Vladimir_Nesov 7 Oct 2025 15:13 UTC
2 points
0
There are two different issues with “the first critical try” (the After regime), where misalignment is lethal. First, maybe alignment is sufficiently solved, and so when you enter After, that’s why it doesn’t kill you. But second, maybe After never arrives.

Gradualist arguments press both issues, not just alignment of After. Sufficient control makes increasingly capable AIs non-lethal if misaligned, which means that an AI that would bring about the After regime today wouldn’t do so in the future where better countermeasures (that are not about alignment) are in place. Which is to say this particular AI won’t enter the After regime yet, because the world is sufficiently different and this AI’s capabilities are now insufficient for lethality, an even more capable AI would be necessary for that.

This is different from an ASI Pause delaying the After regime until ASI-grade alignment is solved, because the level of capabilities that counts as After keeps changing. Instead of delaying ASI at a fixed level of capabilities until alignment is solved, After is being pushed into the future by increasing levels of control that make increasingly capable AIs non-critical. As a result, After never happens at all, instead of only happening once alignment at a relevant level is sufficiently solved.
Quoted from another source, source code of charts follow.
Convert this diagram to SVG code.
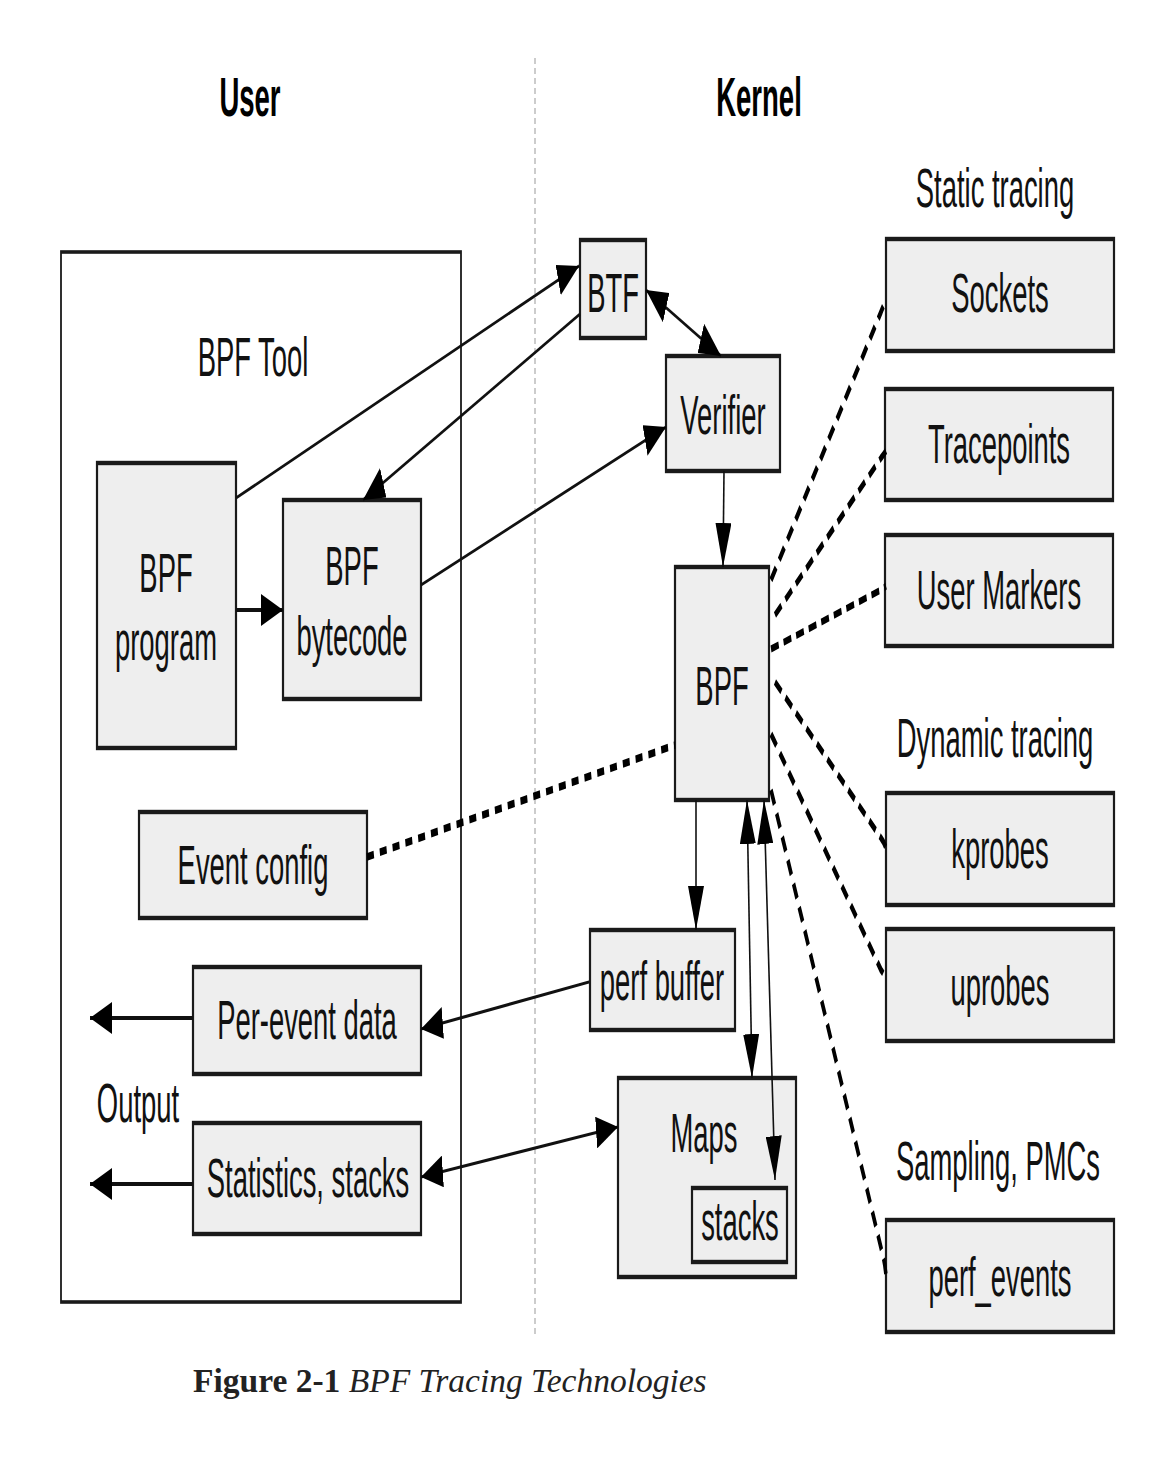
<svg xmlns="http://www.w3.org/2000/svg" width="1176" height="1460" viewBox="0 0 1176 1460">
<style>
.box{fill:#eeeeee;stroke:#1a1a1a;stroke-width:2.2}
.outer{fill:#ffffff;stroke:#1a1a1a;stroke-width:1.8}
.lbl{font-family:"Liberation Sans",Arial,sans-serif;font-size:27.4px;fill:#111;text-anchor:middle}
.hdr{font-family:"Liberation Sans",Arial,sans-serif;font-size:27.5px;font-weight:bold;fill:#000;text-anchor:middle}
.ln{fill:none;stroke:#111;stroke-width:1.6}
.thick{fill:none;stroke:#111;stroke-width:2}
.dash{fill:none;stroke:#000;stroke-width:3.5;stroke-dasharray:8 5}
.dot{fill:none;stroke:#000;stroke-width:3.8;stroke-dasharray:7 6}
.div{fill:none;stroke:#9a9a9a;stroke-width:1;stroke-dasharray:3 2}
.cap{font-family:"Liberation Serif","Times New Roman",serif;font-size:33.5px;fill:#222}
</style>
<defs>
<marker id="ah" viewBox="0 0 22 16" refX="22" refY="8" markerWidth="22" markerHeight="16" markerUnits="userSpaceOnUse" orient="auto-start-reverse">
<path d="M0,0 L22,8 L0,16 z" fill="#000"/>
</marker>
</defs>
<rect x="0" y="0" width="1176" height="1460" fill="#ffffff"/>
<g transform="scale(1,2)">
<path class="div" d="M535,29 L535,669"/>
<text class="hdr" x="250" y="58">User</text>
<text class="hdr" x="759" y="58">Kernel</text>
<g id="bpf-tool">
<rect class="outer" x="61" y="126" width="400" height="525"/>
<text class="lbl" x="253" y="188">BPF Tool</text>
</g>
<text class="lbl" x="995" y="103.5">Static tracing</text>
<text class="lbl" x="995" y="378.5">Dynamic tracing</text>
<text class="lbl" x="998" y="590">Sampling, PMCs</text>
<text class="lbl" x="138" y="561">Output</text>
<g id="bpf-program"><rect class="box" x="97" y="231.5" width="139" height="142.5"/><text class="lbl" x="166" y="296">BPF</text><text class="lbl" x="166" y="330">program</text></g>
<g id="bpf-bytecode"><rect class="box" x="283" y="250" width="138" height="99.5"/><text class="lbl" x="352" y="292.5">BPF</text><text class="lbl" x="352" y="327.5">bytecode</text></g>
<g id="btf"><rect class="box" x="580" y="120" width="66" height="49"/><text class="lbl" x="613" y="156">BTF</text></g>
<g id="verifier"><rect class="box" x="666" y="178" width="114" height="57.5"/><text class="lbl" x="723" y="217">Verifier</text></g>
<g id="bpf"><rect class="box" x="675" y="283.5" width="94" height="116.5"/><text class="lbl" x="722" y="352.5">BPF</text></g>
<g id="sockets"><rect class="box" x="886" y="119.5" width="228" height="56"/><text class="lbl" x="1000" y="156">Sockets</text></g>
<g id="tracepoints"><rect class="box" x="885" y="194.5" width="228" height="55.5"/><text class="lbl" x="999" y="231.5">Tracepoints</text></g>
<g id="user-markers"><rect class="box" x="885" y="267.5" width="228" height="55.5"/><text class="lbl" x="999" y="304.5">User Markers</text></g>
<g id="kprobes"><rect class="box" x="886" y="396.5" width="228" height="56"/><text class="lbl" x="1000" y="434">kprobes</text></g>
<g id="uprobes"><rect class="box" x="886" y="464.5" width="228" height="56"/><text class="lbl" x="1000" y="502.5">uprobes</text></g>
<g id="perf-events"><rect class="box" x="886" y="610" width="228" height="56"/><text class="lbl" x="1000" y="648">perf_events</text></g>
<g id="perf-buffer"><rect class="box" x="590" y="465" width="145" height="50"/><text class="lbl" x="662" y="500">perf buffer</text></g>
<g id="maps"><rect class="box" x="618" y="539" width="178" height="99.5"/><text class="lbl" x="704" y="576">Maps</text>
<g id="stacks"><rect class="box" x="692" y="594" width="95" height="37"/><text class="lbl" x="740" y="620">stacks</text></g></g>
<g id="event-config"><rect class="box" x="139" y="406" width="228" height="53"/><text class="lbl" x="253" y="442">Event config</text></g>
<g id="per-event-data"><rect class="box" x="193" y="483.5" width="228" height="53.5"/><text class="lbl" x="307" y="519.5">Per-event data</text></g>
<g id="statistics-stacks"><rect class="box" x="193" y="561.5" width="228" height="55.5"/><text class="lbl" x="308" y="598.5">Statistics, stacks</text></g>
<g id="connectors">
<path class="ln" d="M236,249 L579,133" marker-end="url(#ah)"/>
<path class="ln" d="M580,157 L363,250" marker-end="url(#ah)"/>
<path class="thick" d="M236,305 L283,305" marker-end="url(#ah)"/>
<path class="ln" d="M421,292.5 L666,213.5" marker-end="url(#ah)"/>
<path class="ln" d="M646,145 L721,178" marker-start="url(#ah)" marker-end="url(#ah)"/>
<path class="ln" d="M724,235.5 L723,283.5" marker-end="url(#ah)"/>
<path class="ln" d="M696,400 L696,465" marker-end="url(#ah)"/>
<path class="ln" d="M747,400 L752,539" marker-start="url(#ah)" marker-end="url(#ah)"/>
<path class="ln" d="M764,400 L775,590" marker-start="url(#ah)" marker-end="url(#ah)"/>
<path class="ln" d="M589,491 L421,514.5" marker-end="url(#ah)"/>
<path class="ln" d="M421,588.5 L618,563.5" marker-start="url(#ah)" marker-end="url(#ah)"/>
<path class="thick" d="M193,509 L90,509" marker-end="url(#ah)"/>
<path class="thick" d="M193,592 L90,592" marker-end="url(#ah)"/>
<path class="dot" d="M367,428.5 L675,372.5"/>
<path class="dash" d="M771,290 L881,156 Q884,152 886,150.5"/>
<path class="dash" d="M775,307.5 L881,229 Q884,227 886,225.5"/>
<path class="dash" d="M771,324.5 L881,295 Q884,294 886,293"/>
<path class="dash" d="M775,341 L881,419 Q884,421 886,424"/>
<path class="dash" d="M771,367 L881,485 Q884,487 886,489.5"/>
<path class="dash" d="M771,395 L883,628 Q885,632 886,638"/>
</g>
</g>
<text class="cap" x="193" y="1392"><tspan font-weight="bold">Figure 2-1</tspan> <tspan font-style="italic">BPF Tracing Technologies</tspan></text>
</svg>
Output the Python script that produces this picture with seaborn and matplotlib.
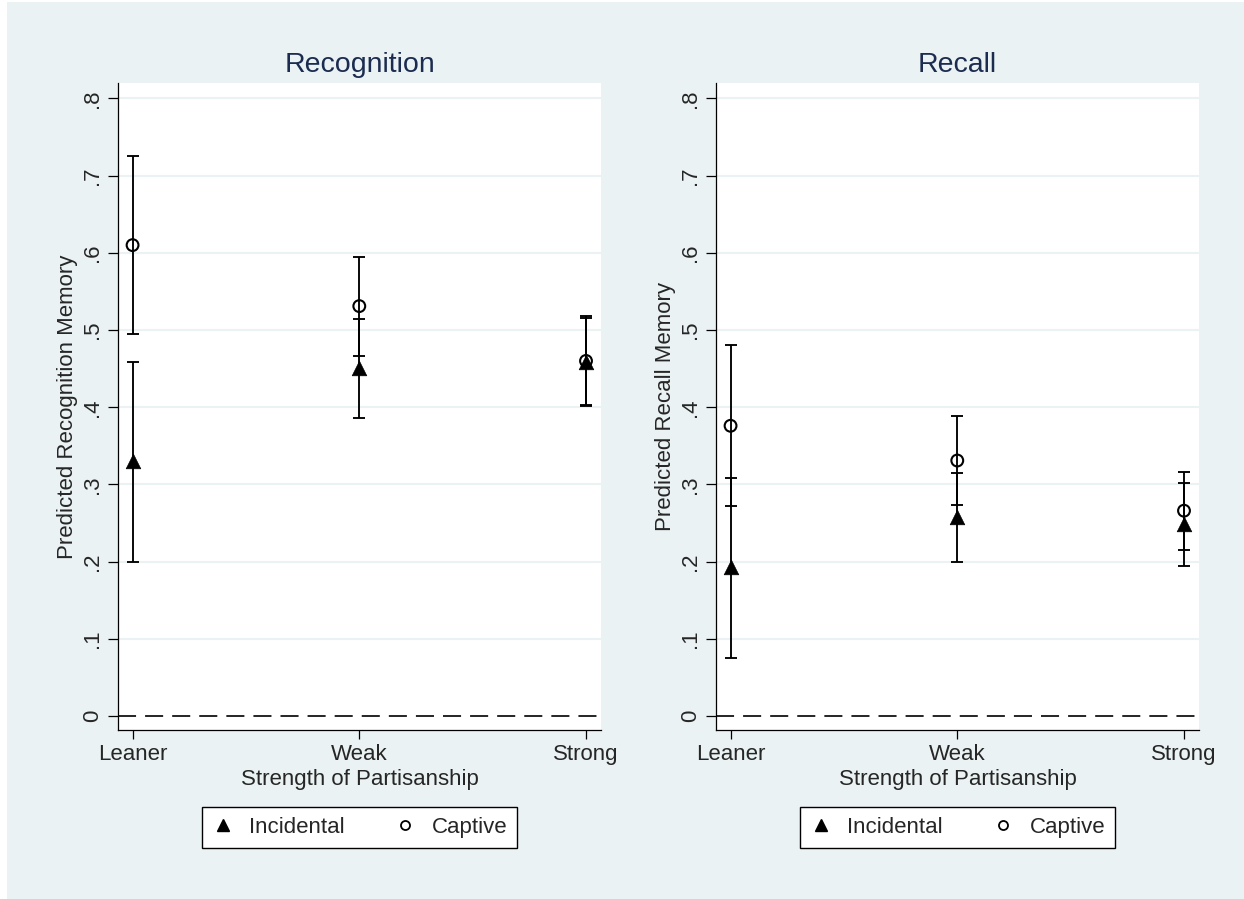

(Of course the feasibility of ASI-grade control is as flimsy as the feasibility of ASI-grade alignment, when working on a capabilities schedule without an AGI/ASI Pause, not to mention gradual disempowerment in the gradualist regime without an AGI Pause. But the argument is substantially different, and a proponent of gradualist development of ASI-grade control might feel that there is no fixed After, and maybe that After never actually arrives even as capabilities keep increasing. The arguments against feasibility of gradualist development of ASI-grade alignment on the other hand feel like they are positing a fixed After whose arrival remains inevitable at some point, which doesn’t acknowledge the framing from gradualist arguments about development of ASI-grade control.)